Obama’s Failed Policies Reduce Personal Healthcare Spending
A recently published actuarial study conducted by the Centers for Medicare and Medicaid Services shows that the growth of personal healthcare spending decreased in 2010 to 3.7 percent (down from 4.9 percent in 2009). The reduction in personal healthcare spending is attributed to high unemployment, individuals not seeking care, and an overall sense of economic uncertainty. Simply put, when people have less money, they have less money to spend on their healthcare. The Obama administration has credited this decline in spending growth to the implementation of the Affordable Care Act (ACA). This claim is an insipid attempt to take lemons and make lemonade. In 2009, nominal GDP declined for the first time since 1949, and since that time unemployment has remained well above eight percent- buttressed by the President’s policies.
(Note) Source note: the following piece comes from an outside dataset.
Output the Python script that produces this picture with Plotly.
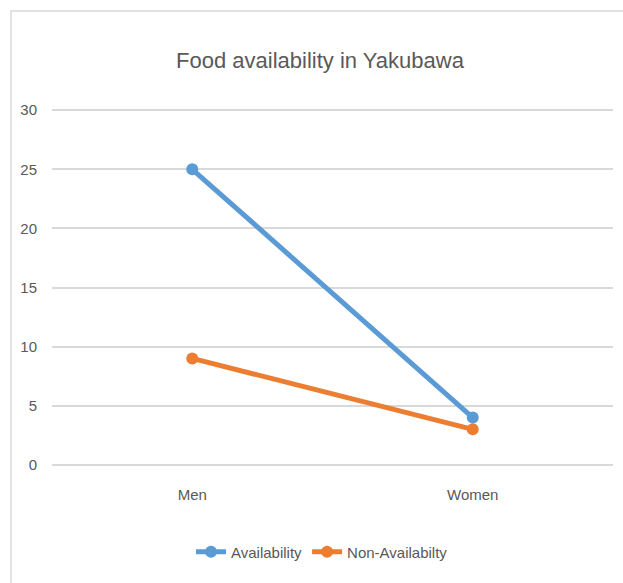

The President fired a blank with an $800 billion stimulus bill that did nothing but pile on more national debt. Furthermore, the economic burdens of the ACA are yet to truly show themselves. Several provisions of the bill, including the dramatic expansion of Medicaid, will not be phased in until at least 2014. The costs of the ACA- $938 billion on its face- have been brought upon a resistant American public that is fully aware of mounting national debt and stagnant economic growth. Healthcare spending is an enormous part of our nation’s economy, and an integral component to our everyday lives. The nation’s patience for the Obama administration’s policies and their accompanied excuses has gone sour. It is time for decisions that lead to long-term economic growth in order to enable people to make the right decisions regarding their healthcare.